Prevê-se já a saída de um segundo volume?
Eu vivo uma espécie de dilema em ter pela frente menos anos de vida em relação ao que já vivi. E pensar no futuro nem sempre é com demasiadas ambições. Lançar um livro com dez entrevistas, por ano, num universo de mais de mil entrevistas, aos quase 60 anos, não é coisa que se queira todos os dias. Já estou na fase de delegar responsabilidades aos filhos e netas. É um desafio para eles tornarem vivas essas memórias. Por agora vou tentando dar continuidade...

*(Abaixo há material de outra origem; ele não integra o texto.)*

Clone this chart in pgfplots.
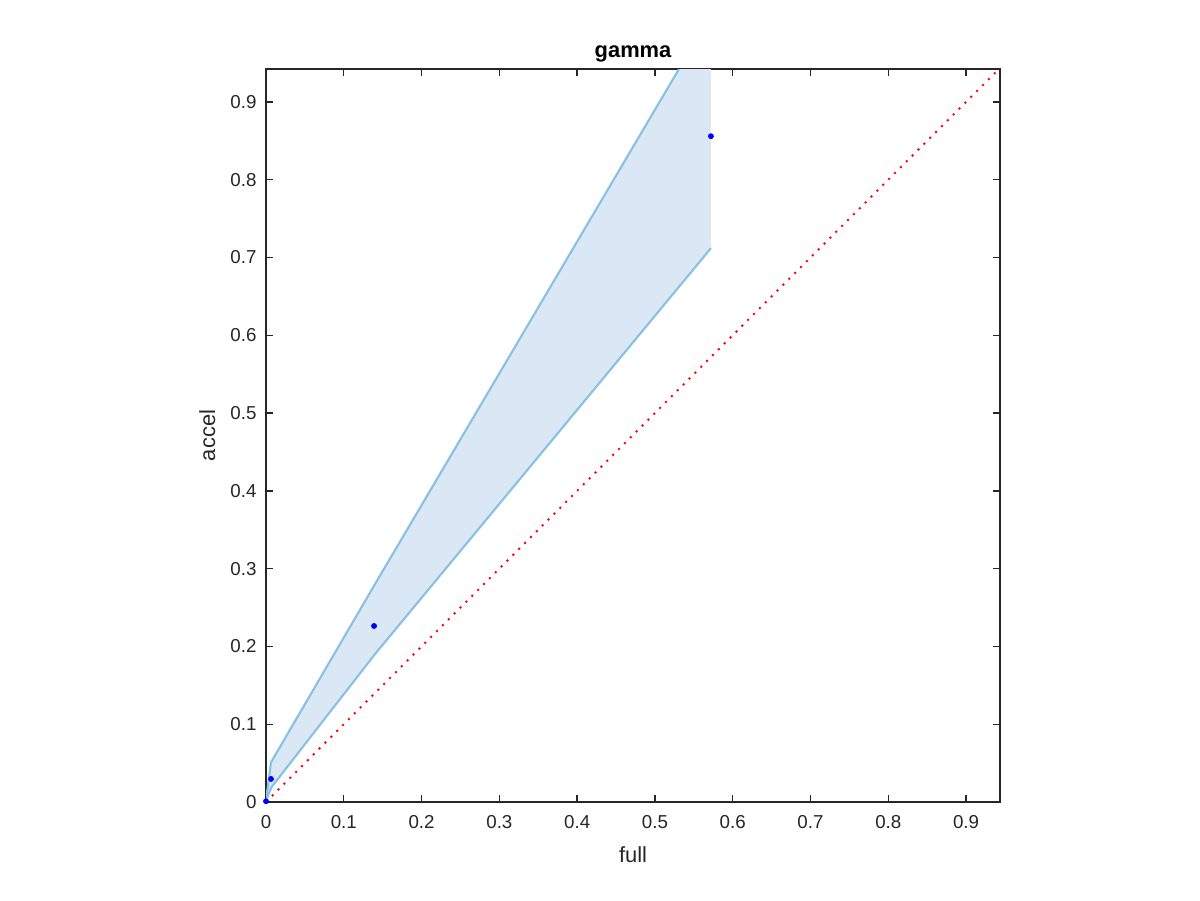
\documentclass[border=0pt]{standalone}
\usepackage{pgfplots}
\pgfplotsset{compat=1.18}
\usepackage{fontspec}
\setmainfont{Liberation Sans}
\definecolor{axgray}{RGB}{38,38,38}
\definecolor{bandfill}{RGB}{217,232,244}
\definecolor{bandline}{RGB}{137,192,228}
\begin{document}
\begin{tikzpicture}[x=1cm,y=1cm]
\useasboundingbox (0,0) rectangle (16,12);
\begin{axis}[
  at={(3.547cm,1.307cm)}, anchor=south west,
  scale only axis, width=9.787cm, height=9.773cm,
  xmin=0, xmax=0.9437, ymin=0, ymax=0.9424,
  xtick={0,0.1,0.2,0.3,0.4,0.5,0.6,0.7,0.8,0.9},
  ytick={0,0.1,0.2,0.3,0.4,0.5,0.6,0.7,0.8,0.9},
  tick align=inside, xtick pos=both, ytick pos=both,
  major tick length=0.093cm,
  axis line style={axgray, line width=0.5pt},
  every tick/.style={axgray, line width=0.5pt},
  /pgf/number format/assume math mode=true,
  ticklabel style={font=\fontsize{7.1}{8.5}\selectfont, text=axgray},
  xticklabel style={anchor=base, inner sep=0pt, yshift=-0.36cm},
  yticklabel style={anchor=east, inner sep=0pt, xshift=-0.12cm},
  title={gamma},
  title style={font=\fontsize{8.3}{10}\selectfont\bfseries, at={(axis description cs:0.5,1)}, anchor=base, yshift=-1.65pt, inner sep=0pt},
  xlabel={full},
  xlabel style={font=\fontsize{8.3}{10}\selectfont, text=axgray, at={(axis description cs:0.5,0)}, anchor=base, yshift=-0.813cm, inner sep=0pt},
  ylabel={accel},
  ylabel style={font=\fontsize{8.3}{10}\selectfont, text=axgray, at={(axis description cs:-0.0695,0.5)}, anchor=base, rotate=0, inner sep=0pt},
]
% band fill
\addplot[fill=bandfill, draw=none, forget plot] coordinates {
  (0,0.002) (0.0064,0.051) (0.14,0.280) (0.572,1.012)
  (0.572,0.712) (0.14,0.190) (0.007,0.019) (0,0.002)
} -- cycle;
% band edges
\addplot[bandline, line width=0.8pt, forget plot] coordinates {
  (0,0.002) (0.0064,0.051) (0.14,0.280) (0.572,1.012)
};
\addplot[bandline, line width=0.8pt, forget plot] coordinates {
  (0,0.002) (0.007,0.019) (0.14,0.190) (0.572,0.712)
};
% diagonal
\addplot[red, line width=0.75pt, dash pattern=on 0.75pt off 2.4pt, forget plot] coordinates {
  (0,0) (0.9437,0.9437)
};
% points
\addplot[only marks, mark=*, mark size=0.9pt, blue, forget plot] coordinates {
  (0,0.001) (0.0064,0.0296) (0.1389,0.2263) (0.572,0.856)
};
\end{axis}
\end{tikzpicture}
\end{document}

O Café da Manhã enquanto programa de rádio vai continuar?
O Café da Manhã é para mim, mais do que um programa de rádio, é um projecto de vida. É um compromisso social de muita importância do qual não devo abdicar tão cedo. E eu gosto de o fazer. Vou manter o perfil actual mas se tiver que operar mudanças, elas vão acontecer mas sem alterar a essência, o seu ADN.

Com bons entrevistados...
Quanto aos meus convidados, tenho muito a agradecer a disponibilidade que sempre tiveram. Já agora aproveito para render a mais sentida homenagem a alguns personagens desta história que já não se encontram entre nós. São heróis na eternidade. São os heróis deste livro .

57 anos de idade e 37 de rádio
José Rodrigues nasceu no município do Mussende, Província do Cuanza Sul, aos 28 de Outubro de 1962. Ingressou nos quadros da Rádio Nacional de Angola em 1982 onde trabalhou como Coordenador de Emissão e posteriormente realizador de programas. Em 1992, conjuntamente com Mateus Gonçalves e Luísa Fançony, funda a Rádio LAC - Luanda Antena Comercial, primeira Rádio privada no pós-independência de Angola.

Frequentou o Instituto Internacional de Jornalismo de Budapeste, República da Hungria, onde fez o Curso de Realização de Programas de Rádio e TV. Fez estágio em Colónia - Radio Deutsche Welle, Republica Federal da Alemanha - e foi correspondente para questões africanas na CBN - Sistema Globo de Rádio - Brasil. É actualmente Director de Informação da LAC, onde apresenta o programa Café da Manhã, de Grandes Entrevistas.